The case for an energy windfall tax is simple, the problem is the opt-outs | Nils Pratley

The allowances are either too generous or something has gone wrong in the design

The point to remember about BP chief executive Bernard Looney’s infamous comment about how the company is “a cash machine at these types of prices” was that it was made a year ago – so before the price of hydrocarbons surged a second time after Russia’s invasion of Ukraine in February. BP’s profits today, then, are exactly what you’d expect to see. The third quarter figure was $8.2bn (£7bn) – more than double the same period a year ago.

And the best guide to how far BP is beating its own definition of a par score is the pace of its share buybacks. At a steady $65-a-barrel oil price, the company reckons to spend $1bn a quarter, or $4bn a year, on buying in its own equity. At the nine-month stage of 2022, it has already earmarked $8.5bn for that purpose thanks to a Brent oil price that has been above (and sometimes well above) $85 for 11 of the past 12 months. BP isn’t just outstripping its base case assumptions – it is smashing them.

The case for applying a bigger windfall tax, then, is simple. Life for the likes of BP looks even easier than it did six months ago when Rishi Sunak, as chancellor, introduced the “energy profits levy” on North Sea producers. There is now a fair argument for increasing the levy from 25%, which produces a current overall effective tax rate of 65%, and extending its life. The government is reportedly considering those options and should probably adopt both given the squeeze on the public finances.

But here’s the rub: do not confuse BP’s overall profits – about $23bn so far this year – with what it earns on the home front. Only about 15% of the group’s earnings come from the UK, where BP says it expects to pay $2.5bn of tax from its North Sea business this year, including about $800m from the windfall levy.

Since there is zero possibility of the UK government being able to slap a levy on BP’s earnings from the US, or Azerbaijan, or any of its other big non-UK production bases, upping the North Sea windfall rate from 25% to, say, 30% will not produce oodles of additional revenue from BP for the Treasury.

Rather, the real detail to re-examine is the allowance-based deductions that enabled Shell last week to say it expects to pay nothing under the windfall levy this year. That outcome is a nonsense: the allowances are either too generous or something has gone wrong in the design.

Critics will decry further UK fiddles as a deterrent to investment but a readjustment is really a case of keeping up with events. The outlook has changed to the companies’ advantage. Besides, these global operators will be infinitely more bothered by President Biden’s windfall threats.

Not Made to weather the storm

The label of the worst IPO in London’s history clung to Deliveroo for ages after last year’s terrible stock market debut but, by rights, the title of worst dog in the 2021 flotation parade should now pass to The online furniture retailer said it plans to call in administrators on Tuesday at its main operating subsidiary just 16 months after coming to market at a £775m valuation and paying £10.2m to advisers, underwriters and so on.

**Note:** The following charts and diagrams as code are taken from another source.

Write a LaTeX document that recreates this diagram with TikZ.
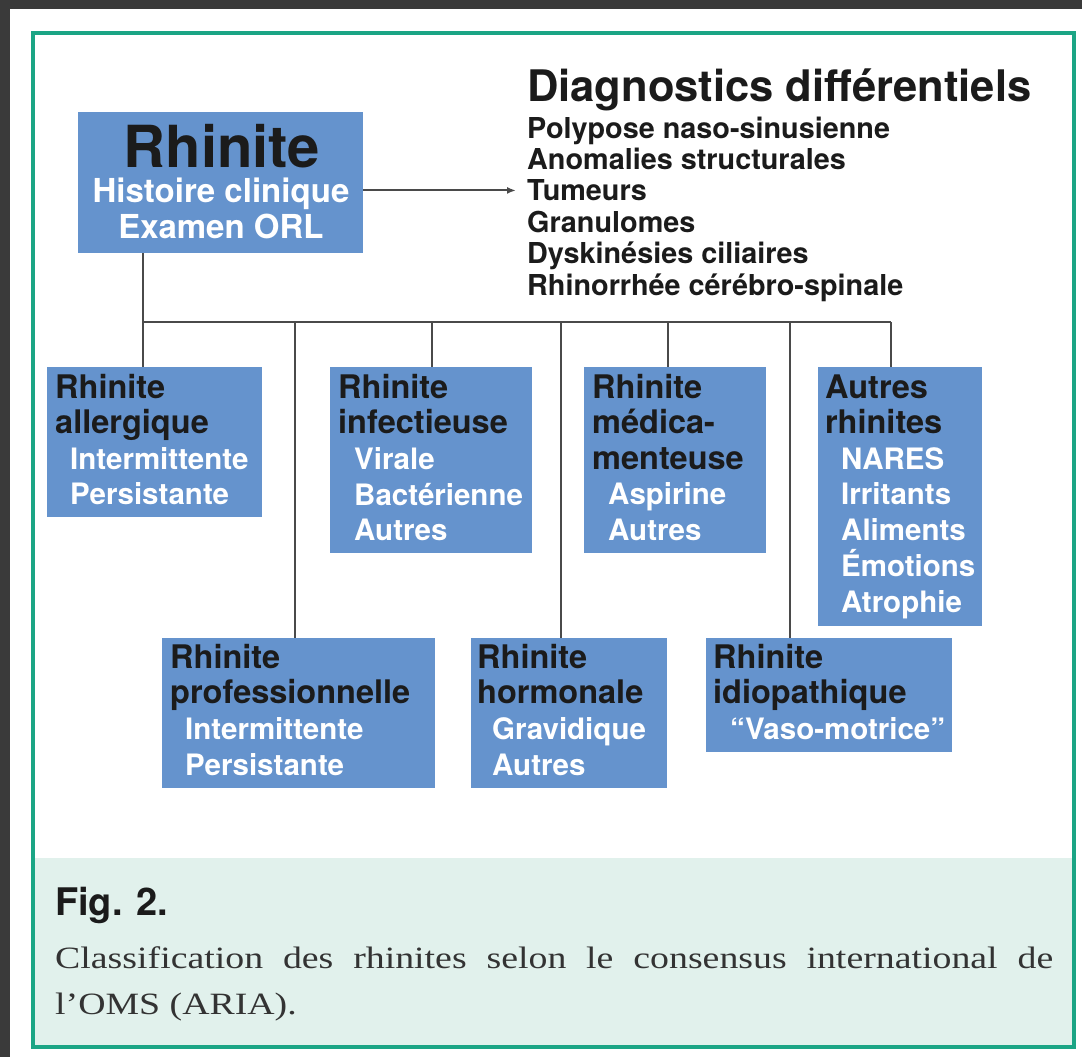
\documentclass[tikz,border=0pt]{standalone}
\usepackage{fontspec}
\setmainfont{TeX Gyre Heros}
\newfontfamily\capserif[FakeStretch=1.22]{Liberation Serif}
\usetikzlibrary{arrows.meta,calc}
\definecolor{boxblue}{HTML}{6593CD}
\definecolor{framegreen}{HTML}{1BA585}
\definecolor{capfill}{HTML}{E1F1EC}
\definecolor{darkbg}{HTML}{3A3A3A}
\definecolor{linegray}{HTML}{4A4A4A}
\definecolor{hdcol}{HTML}{1B1B1B}
\newcommand\fhd{\fontsize{32.5}{35}\selectfont\bfseries}
\newcommand\fsub{\fontsize{29.5}{35}\selectfont\bfseries}
\newcommand\fbig{\fontsize{58}{60}\selectfont\bfseries}
\newcommand\fmainsub{\fontsize{33}{36}\selectfont\bfseries}
\newcommand\fdtitle{\fontsize{43.5}{46}\selectfont\bfseries}
\newcommand\fdlist{\fontsize{28.8}{31}\selectfont\bfseries}
\newcommand\ffig{\fontsize{38}{40}\selectfont\bfseries}
\newcommand\fcap{\capserif\fontsize{31}{34}\selectfont}
\begin{document}
\begin{tikzpicture}[x=1pt,y=-1pt,
  box/.style={fill=boxblue, draw=none, anchor=north west, inner sep=0},
  hdr/.style={anchor=base west, inner sep=0, font=\fhd, text=hdcol},
  subi/.style={anchor=base west, inner sep=0, font=\fsub, text=white},
  dl/.style={anchor=base west, inner sep=0, font=\fdlist, text=hdcol},
  conn/.style={draw=linegray, line width=2pt}]
\useasboundingbox (0,0) rectangle (1082,1057);
% page background
\fill[darkbg] (0,0) rectangle (1082,1057);
\fill[white] (10,9) rectangle (1082,1057);
% caption area and frame
\fill[capfill] (32,858) rectangle (1074,1047);
\draw[framegreen, line width=4pt] (32.5,33.5) rectangle (1074,1047);

% main box
\node[box, minimum width=285pt, minimum height=141pt] (main) at (78,112) {};
\node[anchor=base, inner sep=0, font=\fbig, text=hdcol] (mainT) at (222,167) {Rhinite};
\node[anchor=base, inner sep=0, font=\fmainsub, text=white] (mainA) at (221,202) {Histoire clinique};
\node[anchor=base, inner sep=0, font=\fmainsub, text=white] (mainB) at (221,238) {Examen ORL};

% differential diagnoses
\node[anchor=base west, inner sep=0, font=\fdtitle, text=hdcol] (dtitle) at (527,101) {Diagnostics différentiels};
\node[dl] (d1) at (527,138) {Polypose naso-sinusienne};
\node[dl] (d2) at (527,169.4) {Anomalies structurales};
\node[dl] (d3) at (527,200.8) {Tumeurs};
\node[dl] (d4) at (527,232.2) {Granulomes};
\node[dl] (d5) at (527,263.6) {Dyskinésies ciliaires};
\node[dl] (d6) at (527,295) {Rhinorrhée cérébro-spinale};
\draw[conn, -{Latex[length=9pt,width=7pt]}] (main.east |- d3.west) -- ([xshift=-11pt]d3.west);

% category boxes
\node[box, minimum width=215pt, minimum height=150pt] (allerg) at (47,367) {};
\node[hdr] (allergA) at (55,398) {Rhinite};
\node[hdr] (allergB) at (55,433) {allergique};
\node[subi] (allergC) at (70,469) {Intermittente};
\node[subi] (allergD) at (70,504) {Persistante};

\node[box, minimum width=202pt, minimum height=186pt] (infect) at (330,367) {};
\node[hdr] (infectA) at (338,398) {Rhinite};
\node[hdr] (infectB) at (338,433) {infectieuse};
\node[subi] (infectC) at (354,469) {Virale};
\node[subi] (infectD) at (354,505) {Bactérienne};
\node[subi] (infectE) at (354,540) {Autres};

\node[box, minimum width=182pt, minimum height=186pt] (medic) at (584,367) {};
\node[hdr] (medicA) at (592,398) {Rhinite};
\node[hdr] (medicB) at (592,433) {médica-};
\node[hdr] (medicC) at (592,469) {menteuse};
\node[subi] (medicD) at (608,504) {Aspirine};
\node[subi] (medicE) at (608,540) {Autres};

\node[box, minimum width=164pt, minimum height=259pt] (autres) at (818,367) {};
\node[hdr] (autresA) at (825,398) {Autres};
\node[hdr] (autresB) at (825,433) {rhinites};
\node[subi] (autresC) at (841,469) {NARES};
\node[subi] (autresD) at (841,504) {Irritants};
\node[subi] (autresE) at (841,540) {Aliments};
\node[subi] (autresF) at (841,576) {Émotions};
\node[subi] (autresG) at (841,612) {Atrophie};

\node[box, minimum width=273pt, minimum height=150pt] (prof) at (162,638) {};
\node[hdr] (profA) at (170,668) {Rhinite};
\node[hdr] (profB) at (170,703) {professionnelle};
\node[subi] (profC) at (185,739) {Intermittente};
\node[subi] (profD) at (185,775) {Persistante};

\node[box, minimum width=196pt, minimum height=150pt] (horm) at (471,638) {};
\node[hdr] (hormA) at (477,668) {Rhinite};
\node[hdr] (hormB) at (477,703) {hormonale};
\node[subi] (hormC) at (492,739) {Gravidique};
\node[subi] (hormD) at (492,775) {Autres};

\node[box, minimum width=246pt, minimum height=114pt] (idio) at (706,638) {};
\node[hdr] (idioA) at (713,668) {Rhinite};
\node[hdr] (idioB) at (713,703) {idiopathique};
\node[subi] (idioC) at (730,739) {“Vaso-motrice”};

% connectors
\coordinate (b0) at (143,322);
\coordinate (bP) at (295,322);
\coordinate (bI) at (432,322);
\coordinate (bH) at (561,322);
\coordinate (bM) at (668,322);
\coordinate (bD) at (790,322);
\coordinate (bA) at (891,322);
\draw[conn] (main.south -| b0) -- (b0) -- (bA);
\draw[conn] (b0) -- (allerg.north -| b0);
\draw[conn] (bP) -- (prof.north -| bP);
\draw[conn] (bI) -- (infect.north -| bI);
\draw[conn] (bH) -- (horm.north -| bH);
\draw[conn] (bM) -- (medic.north -| bM);
\draw[conn] (bD) -- (idio.north -| bD);
\draw[conn] (bA) -- (autres.north -| bA);

% caption
\node[anchor=base west, inner sep=0, font=\ffig, text=hdcol] (fig) at (55,915) {Fig. 2.};
\node[anchor=base west, inner sep=0, font=\fcap, text=black!80] (cap1) at (55,968) {\makebox[998pt][s]{Classification des rhinites selon le consensus international de}};
\node[anchor=base west, inner sep=0, font=\fcap, text=black!80] (cap2) at (55,1014) {l’OMS (ARIA).};
\end{tikzpicture}
\end{document}
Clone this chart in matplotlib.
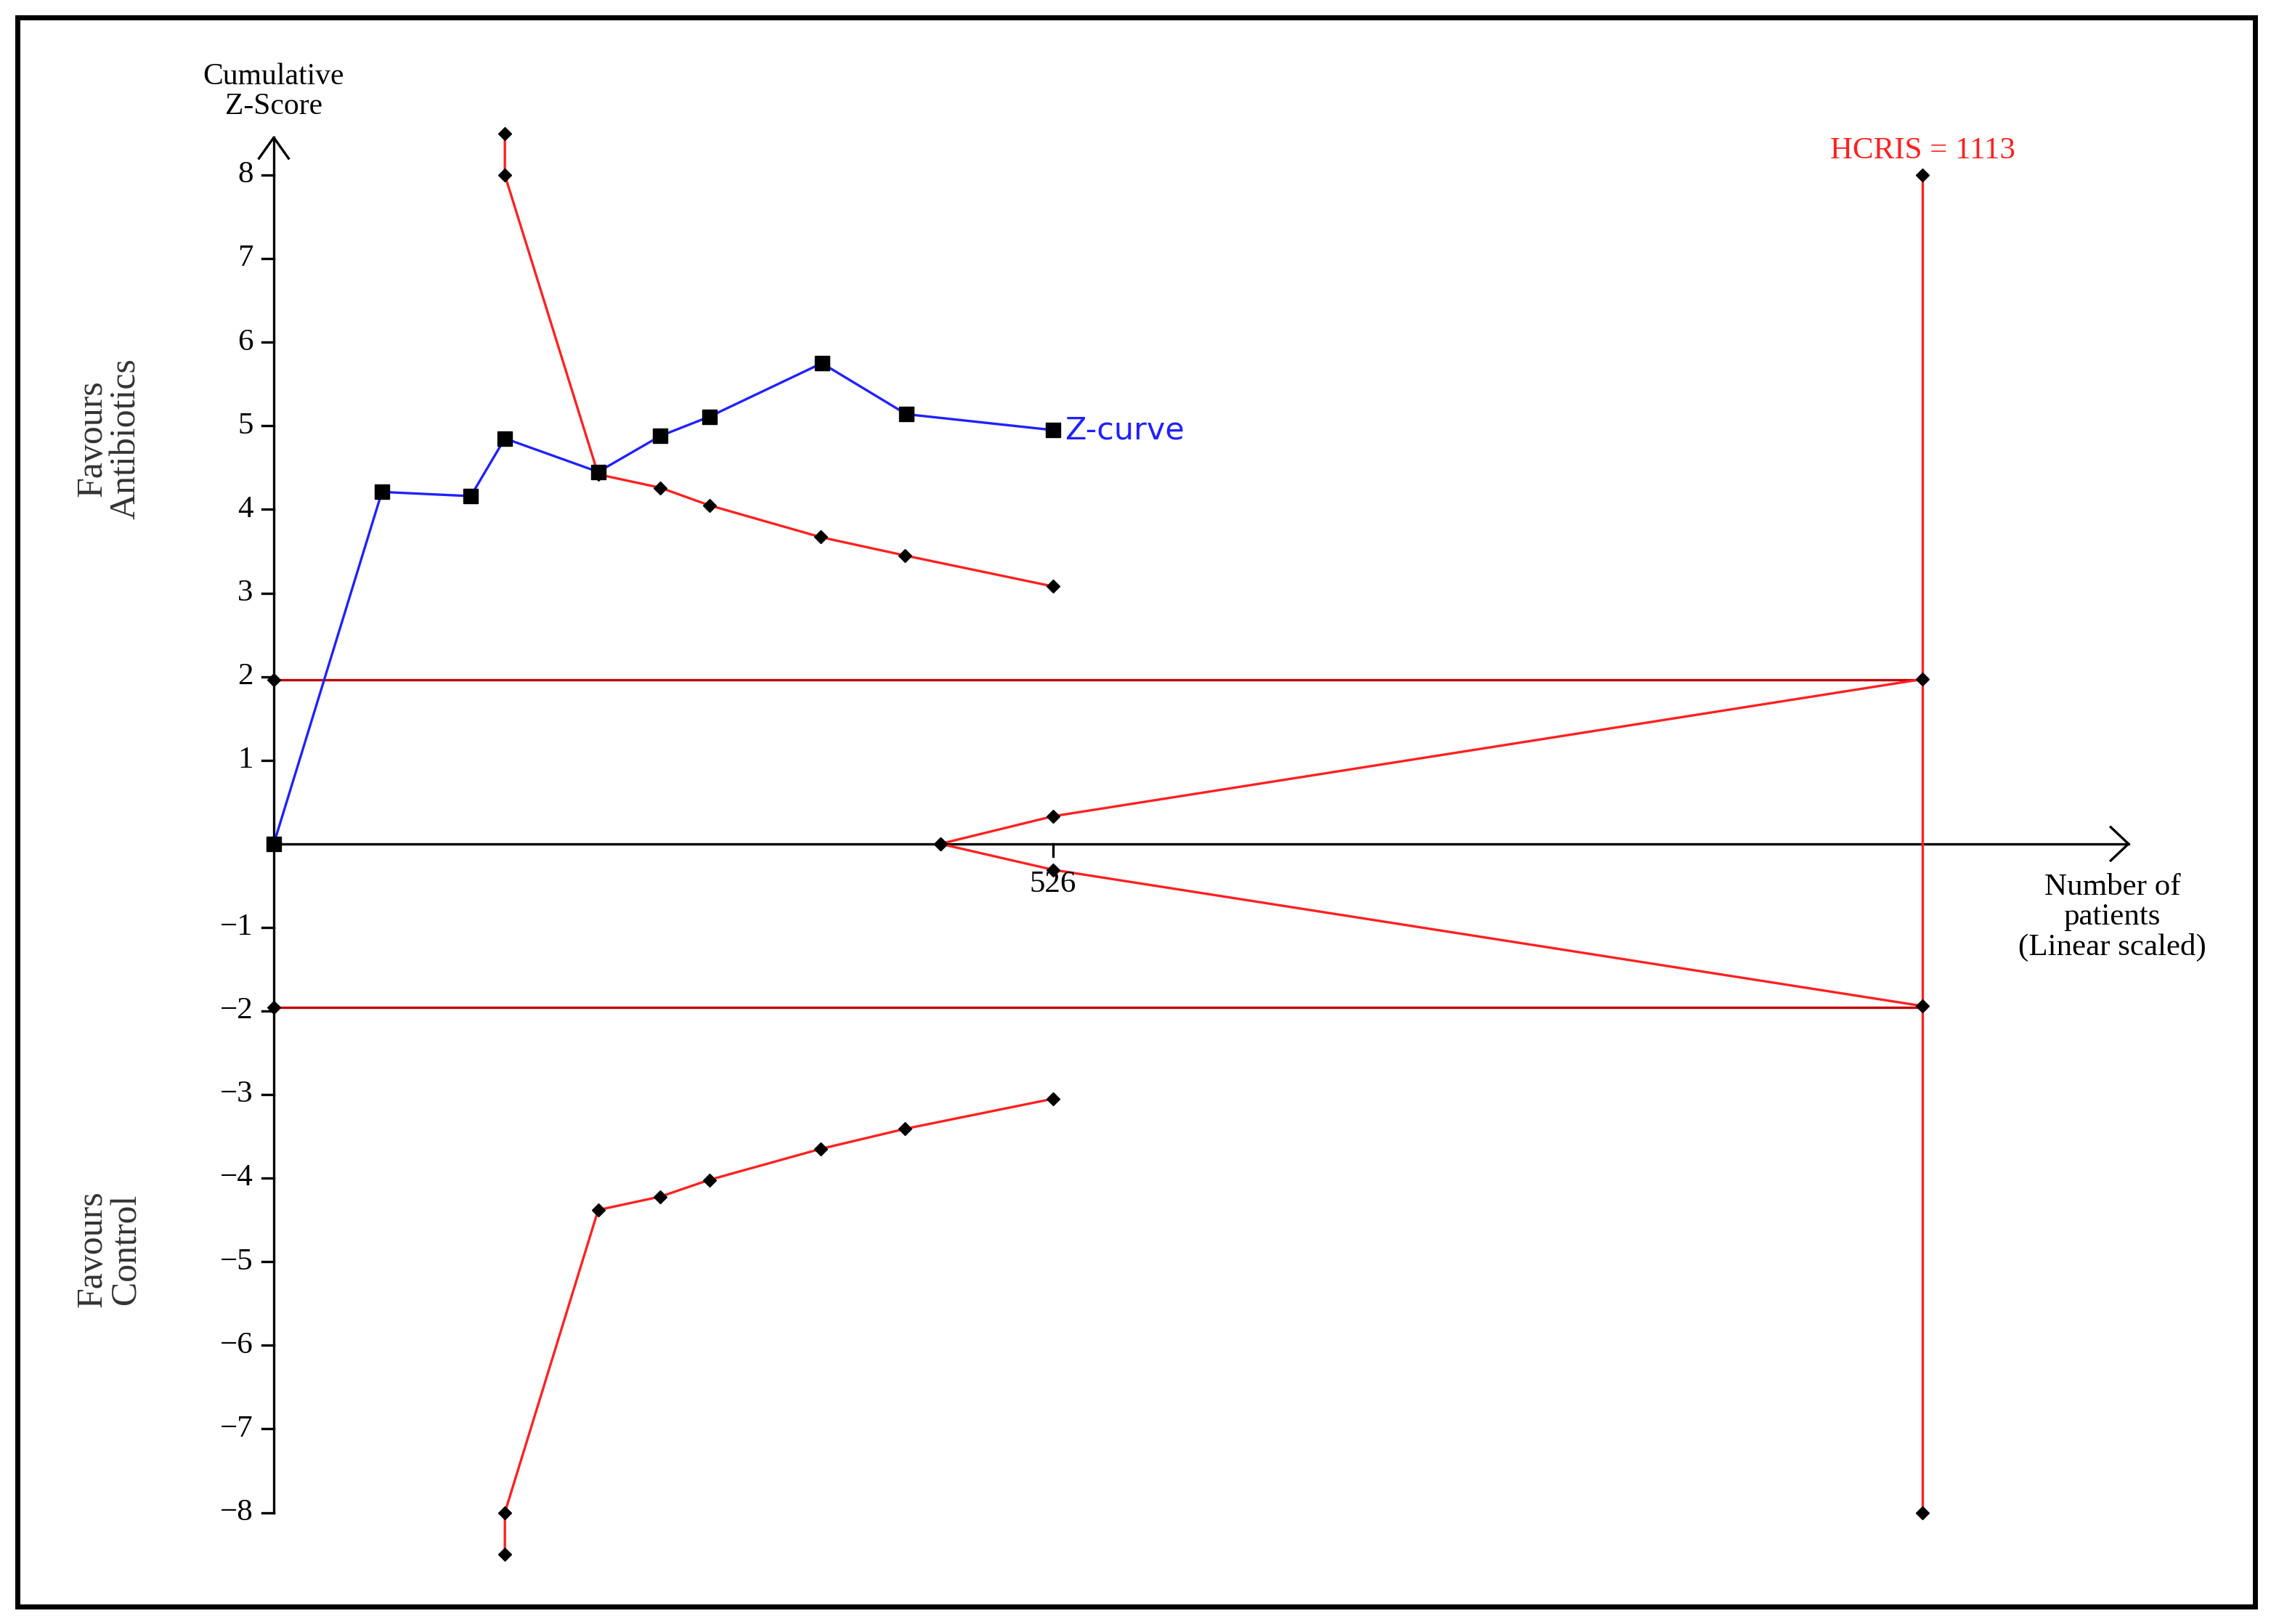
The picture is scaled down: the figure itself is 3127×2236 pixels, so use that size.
import matplotlib
matplotlib.use("Agg")
import matplotlib.pyplot as plt
from matplotlib.patches import Rectangle

# Data
z_x = [0, 73, 133, 156, 219, 261, 294, 370, 427, 526]
z_y = [0, 4.21, 4.16, 4.85, 4.45, 4.88, 5.11, 5.75, 5.14, 4.95]
up_x = [156, 156, 219, 261, 294, 369, 426, 526]
up_y = [8.5, 8.0, 4.42, 4.26, 4.05, 3.67, 3.45, 3.08]
lo_x = [156, 156, 219, 261, 294, 369, 426, 526]
lo_y = [-8.5, -8.0, -4.38, -4.22, -4.02, -3.65, -3.41, -3.05]
fut_up_x = [450, 526, 1113]
fut_up_y = [0, 0.33, 1.97]
fut_lo_x = [450, 526, 1113]
fut_lo_y = [0, -0.31, -1.94]
conv = 1.96
ris = 1113
yticks = [-8, -7, -6, -5, -4, -3, -2, -1, 1, 2, 3, 4, 5, 6, 7, 8]

serif = ["Liberation Serif", "DejaVu Serif"]
fig = plt.figure(figsize=(31.27, 22.36), dpi=100)
ax = fig.add_axes([0, 0, 1, 1])
ax.set_xlim(-184.8, 1348.2)
ax.set_ylim(-9.333, 10.095)
ax.axis("off")
fig.patches.append(Rectangle((12/1568, 1-1110/1122), (1557-12)/1568, (1110-12)/1122,
                             transform=fig.transFigure, fill=False, lw=5, ec="black"))

lw = 2.4
red = "#ff2020"
top = 8.45
# axes
ax.plot([0, 0], [-8, top], color="black", lw=lw)
ax.plot([-10, 0, 10], [top - 0.25, top, top - 0.25], color="black", lw=lw)
ax.plot([0, 1252], [0, 0], color="black", lw=lw)
ax.plot([1240, 1252, 1240], [0.2, 0, -0.2], color="black", lw=lw)
for t in yticks:
    ax.plot([-8, 0], [t, t], color="black", lw=lw)
    ax.text(-14, t, f"{t}".replace("-", "\u2212"), ha="right", va="center",
            fontsize=31, family=serif)
ax.plot([526, 526], [0, -0.15], color="black", lw=lw)
ax.text(526, -0.32, "526", ha="center", va="top", fontsize=31, family=serif)
ax.text(0, 8.65, "Cumulative\nZ-Score", ha="center", va="bottom", fontsize=30,
        family=serif, linespacing=1.1)
ax.text(1241, -0.35, "Number of\npatients\n(Linear scaled)", ha="center", va="top",
        fontsize=31, family=serif, linespacing=1.1)
ax.text(-111, 4.85, "Favours\nAntibiotics", rotation=90, ha="center", va="center",
        fontsize=36, family=serif, color="#333333", linespacing=1.0)
ax.text(-111, -4.85, "Favours\nControl", rotation=90, ha="center", va="center",
        fontsize=36, family=serif, color="#333333", linespacing=1.0)

# conventional boundaries and RIS
ax.plot([0, ris], [conv, conv], color="#c00000", lw=lw)
ax.plot([0, ris], [-conv, -conv], color="#c00000", lw=lw)
ax.plot([0, 0], [conv, -conv], "kD", ms=9, ls="none")
ax.plot([ris, ris], [-8, 8], color=red, lw=lw)
ax.plot([ris, ris], [-8, 8], "kD", ms=9, ls="none")
ax.text(ris, 8.12, "HCRIS = 1113", color=red, ha="center", va="bottom",
        fontsize=31, family=serif)

# boundaries
for xs, ys in [(up_x, up_y), (lo_x, lo_y), (fut_up_x, fut_up_y), (fut_lo_x, fut_lo_y)]:
    ax.plot(xs, ys, color=red, lw=lw, marker="D", mfc="black", mec="black", ms=9)

# Z-curve
ax.plot(z_x, z_y, color="#2020ff", lw=lw, marker="s", mfc="black", mec="black", ms=14)
ax.text(z_x[-1] + 8, z_y[-1], "Z-curve", color="#2020ff", ha="left", va="center",
        fontsize=31)

fig.savefig("out.png", dpi=100, facecolor="white")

Yes, Made was unlucky in that global supply-chain disruption in 2021 played havoc with an operating model that relied on just-in-time sourcing from the far east. But, with hindsight, the giveaway on the company’s inability to withstand storms was the fact that its “asset-light vertically integrated model” hadn’t generated a profit in 11 years of existence.

The explanation at the time, naturally, was a Deliveroo-style one about prioritising investment and growth. Come on, furniture is the definition of an old-economy gig. New-fangled “adjusted” cashflow metrics shouldn’t have counted for much.

Therein lies the miracle of that brief post-lockdown flotation boom in 2021: investors’ willingness to suspend disbelief and think Covid had changed everything. Investing is rarely so simple.

The problem with gilts

Having spent more than a decade buying government IOUs under its quantitative easing programme, the Bank of England is now a seller. About £750m of short-dated gilts were sold on Tuesday in an operation that Threadneedle Street can view as a success: prices barely flickered.

The less uplifting news is that there’s “only” £837bn-worth of gilts left to sell or allow to mature. The current programme imagines reducing the pile by £80bn over the course of 12 months, so a full unwind would take another decade. That’s if everything goes to plan, which it won’t.